Tom Brooks, head of Harris County Probation, essentially the greater Houston area, answered his email and followed up with a phone call with the words, “We want you to come to Harris County and document everything we have; the good, the bad and the ugly. The only way we will improve the lives of these kids is to shine a light here. Let me know when you are coming and I will pick you up and drive you to all our facilities.”
This is a rare event. Frequently the discussion is a long exchange of emails and a presentation of bona fides, references, checks, cross-checks and occasionally court orders. There are many examples I can offer where the institutions and the individuals wanted to protect themselves from scrutiny under the guise of protecting the children in their custody.
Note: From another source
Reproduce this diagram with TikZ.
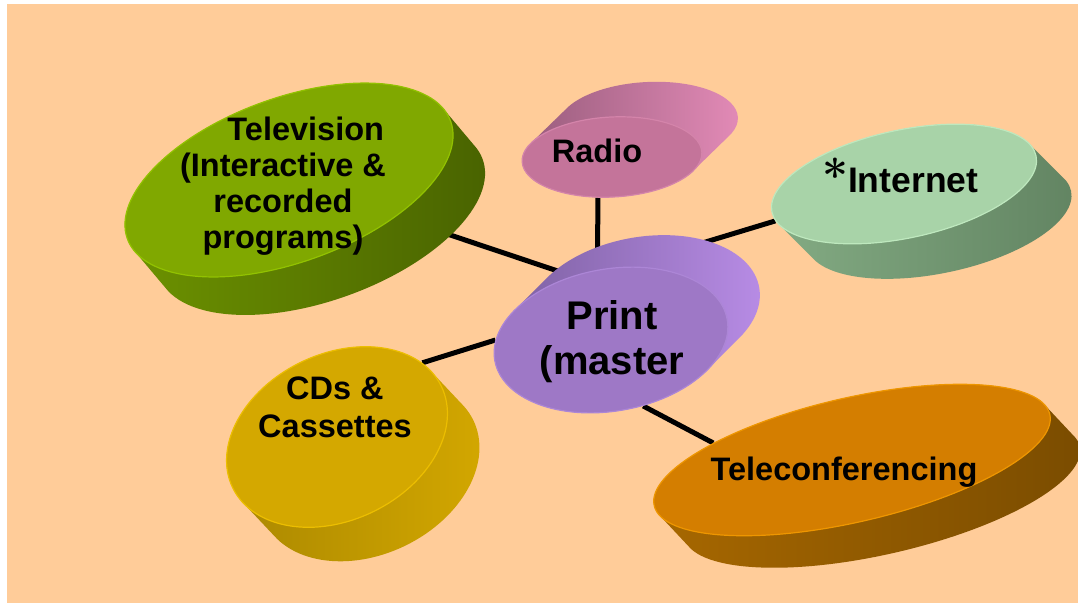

So, last month, I spent a week photographing six facilities in Harrison County and Houston. What I found was far from perfect, but also many caring people who were willing to open up their doors. Brooks understands that the architecture of the Harris County detention center does not allow for classrooms. He understands that common areas that have to be used as multiple occupancy units and temporary sleeping spaces are inappropriate. But rather than dismiss or sweep these issues under the rug, he asks for images to assist in his efforts to advocate for improvement.
This month and next we are focusing on the Harris County system. We want to begin with an acknowledgement and an expression of gratitude for the openness of Tom Brooks and people like him—all the more appreciated for their rarity.